I've been pondering recently whether what I really need is a fuck buddy. Don't get me wrong, I like my girlfriend. I think she's hot. My partner thinks she hot. I love fucking her. It's been fun, entertaining and satisfying for sure. But lately I'm kinda feeling like I'm missing something. Excitement? Heat? Spontaneity? Distance?
Is it possible that I don't want someone who tells me about their problems? Maybe I'd like to avoid tidbits like how her day has been, who pissed her off at work, whether her car is in the shop? Perhaps I'm not interested in going out on "dates" and spooning? Maybe I just want to fuck a bitch and go home? without the details? without finesse? without even hello?
Yearning to run my hands under the smooth curve of lusty piece of fresh ass does all that information matter? When my lips lock around the tight peak of her nipples, sucking and laving deeply until the dark brown is hidden from view do I need to look at her face?

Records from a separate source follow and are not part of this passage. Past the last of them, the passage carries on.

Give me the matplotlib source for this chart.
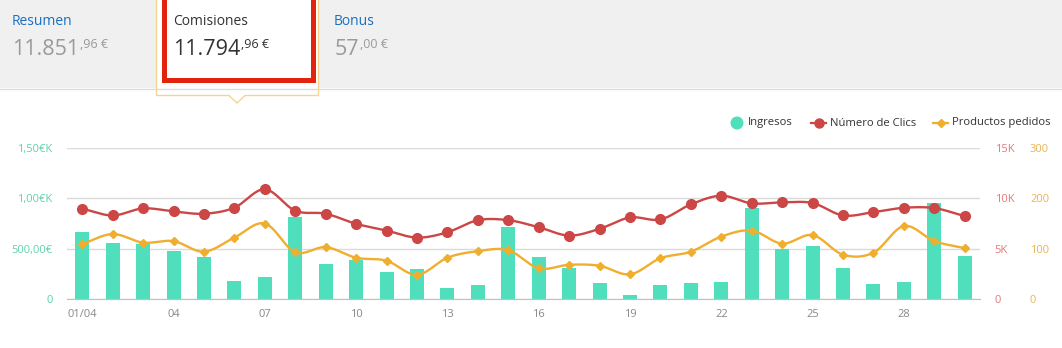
import matplotlib
matplotlib.use("Agg")
import matplotlib.pyplot as plt
import numpy as np
from matplotlib.patches import Rectangle, Polygon, Circle
from matplotlib.lines import Line2D

# daily values for April
ingresos = [670, 559, 549, 480, 420, 182, 221, 817, 350, 390, 271, 301, 112, 142, 718,
            420, 311, 162, 43, 142, 163, 165, 900, 500, 522, 304, 145, 165, 956, 423]
clics = [8970, 8300, 9000, 8700, 8470, 9070, 10900, 8770, 8470, 7470, 6800, 6100, 6630, 7830, 7830,
         7130, 6300, 6970, 8100, 7900, 9400, 10260, 9500, 9600, 9530, 8300, 8630, 9060, 9030, 8230]
productos = [109, 129, 112, 115, 94, 122, 150, 93, 103, 82, 76, 48, 82, 95, 97,
             61, 68, 66, 49, 81, 94, 124, 136, 110, 127, 88, 92, 145, 115, 101]
xtick_pos = [0, 3, 6, 9, 12, 15, 18, 21, 24, 27]
xtick_labels = ["01/04", "04", "07", "10", "13", "16", "19", "22", "25", "28"]
left_ticks = [0, 500, 1000, 1500]
left_labels = ["0", "500,00€", "1,00€K", "1,50€K"]
clic_ticks = [0, 5000, 10000, 15000]
clic_labels = ["0", "5K", "10K", "15K"]
prod_ticks = [0, 100, 200, 300]
prod_labels = ["0", "100", "200", "300"]

tabs = ["Resumen", "Comisiones", "Bonus"]
tab_units = ["11.851", "11.794", "57"]
tab_cents = [",96 €", ",96 €", ",00 €"]

TEAL = "#50dfbc"
RED = "#cc4646"
ORANGE = "#f0ae2e"

plt.rcParams["font.family"] = ["Open Sans", "DejaVu Sans"]


def spline(y, n=20):
    """Catmull-Rom curve through the points, sampled along x."""
    y = np.asarray(y, dtype=float)
    x = np.arange(len(y), dtype=float)
    m = np.gradient(y)
    xs, ys = [], []
    for i in range(len(y) - 1):
        t = np.linspace(0, 1, n, endpoint=False)
        h00 = 2 * t**3 - 3 * t**2 + 1
        h10 = t**3 - 2 * t**2 + t
        h01 = -2 * t**3 + 3 * t**2
        h11 = t**3 - t**2
        xs.append(x[i] + t)
        ys.append(h00 * y[i] + h10 * m[i] + h01 * y[i + 1] + h11 * m[i + 1])
    xs.append([x[-1]])
    ys.append([y[-1]])
    return np.concatenate(xs), np.concatenate(ys)


W, H = 1062, 348
fig = plt.figure(figsize=(W / 100, H / 100), dpi=100)

# header strip, drawn in pixel coordinates
deco = fig.add_axes([0, 0, 1, 1], zorder=0)
deco.set_xlim(0, W)
deco.set_ylim(H, 0)
deco.axis("off")
deco.add_patch(Rectangle((0, 0), W, 88, facecolor="#f0f0f0", edgecolor="none"))
deco.plot([0, W], [88.5, 88.5], color="#dcdcdc", lw=1)
# active tab with its pointer
deco.add_patch(Polygon([(156.5, 0), (156.5, 95.5), (229, 95.5), (237, 103), (245, 95.5),
                        (318.5, 95.5), (318.5, 0)],
                       closed=False, facecolor="white", edgecolor="#f6d490", lw=1))
deco.add_patch(Rectangle((163.5, -3), 149, 82.5, facecolor="none", edgecolor="#e2240e", lw=3.6))

tab_x = [12, 173, 334]
for i, (name, units, cents) in enumerate(zip(tabs, tab_units, tab_cents)):
    active = i == 1
    deco.text(tab_x[i], 25, name, fontsize=10, va="baseline",
              color="#333333" if active else "#1a6fc0")
    t = deco.text(tab_x[i] + 0.5, 55, units, fontsize=15.5, va="baseline",
                  color="#333333" if active else "#9a9a9a")
    fig.canvas.draw()
    bb = t.get_window_extent()
    deco.text(bb.x1 + 0.5, 48, cents, fontsize=9, va="baseline",
              color="#333333" if active else "#9a9a9a")

# legend
deco.add_patch(Circle((737, 123), 6.5, facecolor=TEAL, edgecolor="none"))
deco.text(748, 123, "Ingresos", fontsize=8.1, va="center", color="#333333")
deco.add_line(Line2D([811, 826], [123, 123], color=RED, lw=1.6))
deco.plot([818.5], [123], "o", color=RED, ms=6.5)
deco.text(830, 123, "Número de Clics", fontsize=8.1, va="center", color="#333333")
deco.add_line(Line2D([933, 948], [123, 123], color=ORANGE, lw=1.6))
deco.plot([940.5], [123], "D", color=ORANGE, ms=4.5)
deco.text(952, 123, "Productos pedidos", fontsize=8.1, va="center", color="#333333")

# chart
ax = fig.add_axes([67 / W, 49 / H, 913 / W, 151 / H], zorder=1)
ax.patch.set_alpha(0)
x = np.arange(len(ingresos))
ax.bar(x, ingresos, width=0.46, color=TEAL, zorder=2)
ax.set_xlim(-0.5, len(ingresos) - 0.5)
ax.set_ylim(0, 1500)
ax.set_yticks(left_ticks)
ax.set_yticklabels(left_labels)
ax.set_xticks(xtick_pos)
ax.set_xticklabels(xtick_labels)
ax.grid(axis="y", color="#dadada", lw=1)
ax.set_axisbelow(True)
for s in ["top", "left", "right"]:
    ax.spines[s].set_visible(False)
ax.spines["bottom"].set_color("#b8c2cc")
ax.spines["bottom"].set_zorder(3)
ax.tick_params(axis="y", length=0, pad=10.5, labelsize=8, labelcolor="#5cd3ae")
ax.tick_params(axis="x", length=0, pad=7, labelsize=8, labelcolor="#888888")

ax_c = ax.twinx()
ax_c.set_ylim(0, 15000)
ax_c.set_yticks(clic_ticks)
ax_c.set_yticklabels(clic_labels)
ax_c.tick_params(axis="y", length=0, pad=10.5, labelsize=8, labelcolor="#e07a7a")
sx, sy = spline(clics)
ax_c.plot(sx, sy, color=RED, lw=1.7, zorder=3)
ax_c.plot(x, clics, "o", color=RED, ms=7, zorder=4)

ax_p = ax.twinx()
ax_p.set_ylim(0, 300)
ax_p.set_yticks(prod_ticks)
ax_p.set_yticklabels(prod_labels)
ax_p.tick_params(axis="y", length=0, pad=36, labelsize=8, labelcolor="#e8b455")
sx, sy = spline(productos)
ax_p.plot(sx, sy, color=ORANGE, lw=1.7, zorder=3)
ax_p.plot(x, productos, "D", color=ORANGE, ms=4.5, zorder=4)

for a in (ax_c, ax_p):
    for s in a.spines.values():
        s.set_visible(False)

fig.savefig("out.png", dpi=100, facecolor="white")
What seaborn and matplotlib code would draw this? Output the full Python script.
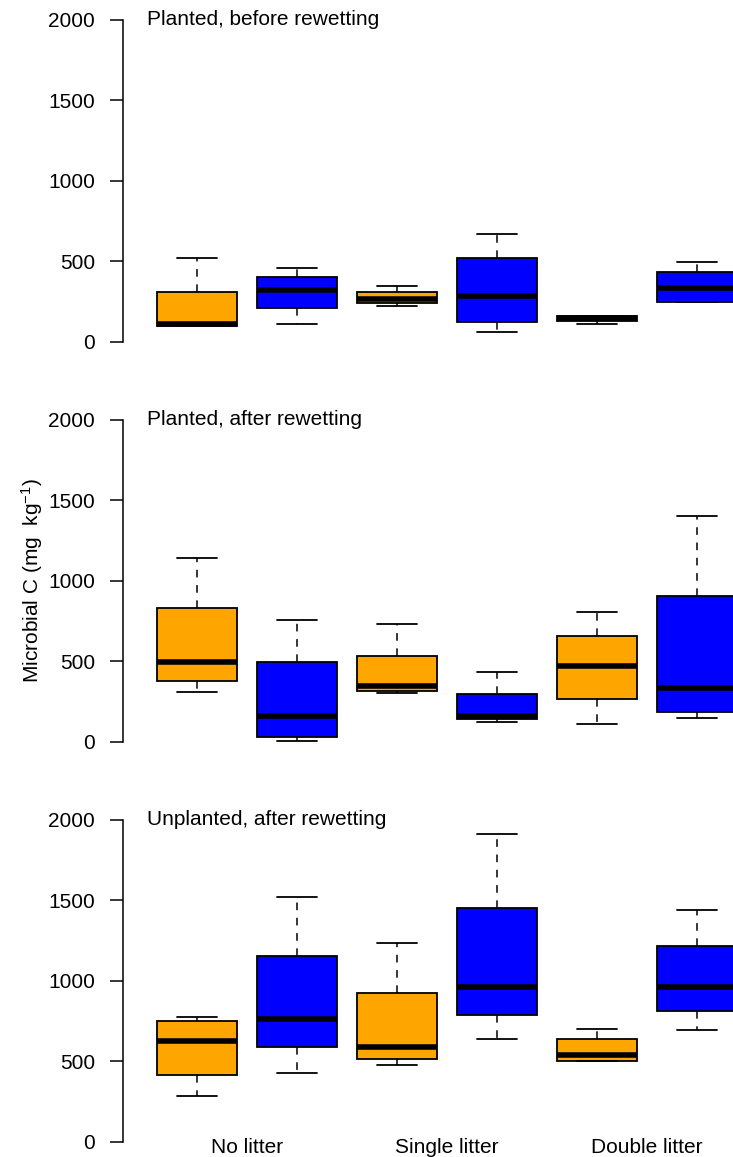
import matplotlib
matplotlib.use("Agg")
import matplotlib.pyplot as plt
import seaborn as sns
import pandas as pd

# ---- data (five-number summaries: min, q1, median, q3, max) ----
litter = ["No litter", "Single litter", "Double litter"]
groups = ["A", "B"]          # left (orange) and right (blue) box within each litter level
panel_titles = ["Planted, before rewetting",
                "Planted, after rewetting",
                "Unplanted, after rewetting"]

planted_before = [
    [98, 98, 112, 307, 522],     # No litter, A
    [110, 208, 321, 400, 460],   # No litter, B
    [220, 242, 265, 311, 346],   # Single litter, A
    [60, 120, 284, 520, 671],    # Single litter, B
    [110, 131, 147, 162, 162],   # Double litter, A
    [245, 245, 334, 435, 495],   # Double litter, B
]
planted_after = [
    [307, 379, 494, 831, 1142],
    [2, 31, 160, 494, 757],
    [305, 315, 345, 533, 730],
    [120, 141, 160, 297, 431],
    [108, 268, 469, 655, 804],
    [145, 185, 332, 904, 1403],
]
unplanted_after = [
    [282, 415, 628, 752, 777],
    [429, 591, 765, 1154, 1523],
    [477, 516, 591, 926, 1237],
    [640, 790, 964, 1451, 1911],
    [504, 504, 541, 640, 701],
    [693, 815, 964, 1215, 1439],
]
y_ticks = [0, 500, 1000, 1500, 2000]
colors = {"A": "#FFA500", "B": "#0000FF"}

# ---- build long-form table ----
def to_frame(summaries):
    rows = []
    k = 0
    for lit in litter:
        for g in groups:
            for v in summaries[k]:
                rows.append({"litter": lit, "group": g, "value": v})
            k += 1
    return pd.DataFrame(rows)

sns.set_style("white")
plt.rcParams["font.family"] = ["Liberation Sans", "DejaVu Sans"]
plt.rcParams["mathtext.fontset"] = "custom"
plt.rcParams["mathtext.rm"] = "Liberation Sans"
plt.rcParams["mathtext.it"] = "Liberation Sans:italic"
for key in ["text.color", "axes.labelcolor", "xtick.color", "ytick.color"]:
    plt.rcParams[key] = "black"

W, H = 733, 1157
fig = plt.figure(figsize=(W / 100, H / 100), dpi=100)

left_px, right_px = 123, 771
panel_px = [(7.1, 354.6), (407.1, 754.6), (807.1, 1154.6)]
FS = 15

for i, (summ, title) in enumerate(zip([planted_before, planted_after, unplanted_after], panel_titles)):
    top, bot = panel_px[i]
    ax = fig.add_axes([left_px / W, 1 - bot / H, (right_px - left_px) / W, (bot - top) / H])
    df = to_frame(summ)
    sns.boxplot(data=df, x="litter", y="value", hue="group", order=litter, hue_order=groups,
                palette=colors, saturation=1, width=1.0, gap=0.2, whis=(0, 100),
                linecolor="black", linewidth=1.3, legend=False, ax=ax,
                whiskerprops={"linestyle": (0, (5, 5)), "linewidth": 1.1},
                capprops={"linewidth": 1.3},
                medianprops={"linewidth": 4.0, "color": "black", "solid_capstyle": "butt"},
                showfliers=False)
    ax.set_xlim(-0.62, 2.62)
    ax.set_ylim(-80, 2080)
    for s in ["top", "right", "bottom"]:
        ax.spines[s].set_visible(False)
    ax.spines["left"].set_bounds(0, 2000)
    ax.spines["left"].set_linewidth(1.1)
    ax.spines["left"].set_color("black")
    ax.set_yticks(y_ticks)
    ax.set_yticklabels([str(t) for t in y_ticks])
    ax.tick_params(axis="y", direction="out", length=9.4, width=1.1, color="black",
                   labelcolor="black", pad=10.8, labelsize=FS, left=True)
    ax.set_xlabel("")
    ax.set_ylabel("")
    if i == 2:
        ax.set_xticks(range(len(litter)))
        ax.set_xticklabels(litter)
        ax.tick_params(axis="x", length=0, pad=-12.3, labelsize=FS, labelcolor="black")
    else:
        ax.set_xticks([])
    ax.text(-0.5, 2000, title, ha="left", va="center", fontsize=FS, color="black")
    if i == 1:
        ax.set_ylabel(r"Microbial C (mg  kg$^{-1}$)", fontsize=FS, color="black")
        ax.yaxis.set_label_coords(-0.12, 0.5)

fig.savefig("out.png", dpi=100)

When the tip of my tongue circles the outer edge of her clit, pink to pink, must we get acquainted? When my forefinger wet with my juice and her juice presses against the stubbly plumpness of her g-spot is it essential that I know her name? When her back arches as she cums and the milk wet drips down my fingers, should I be concerned about when we'll next meet?
Maybe I'm just a greedy, horny bitch. But maybe it's time for something different. I'm in search of a friendly fuck.
Have you ever chosen random acts of fucking over constancy?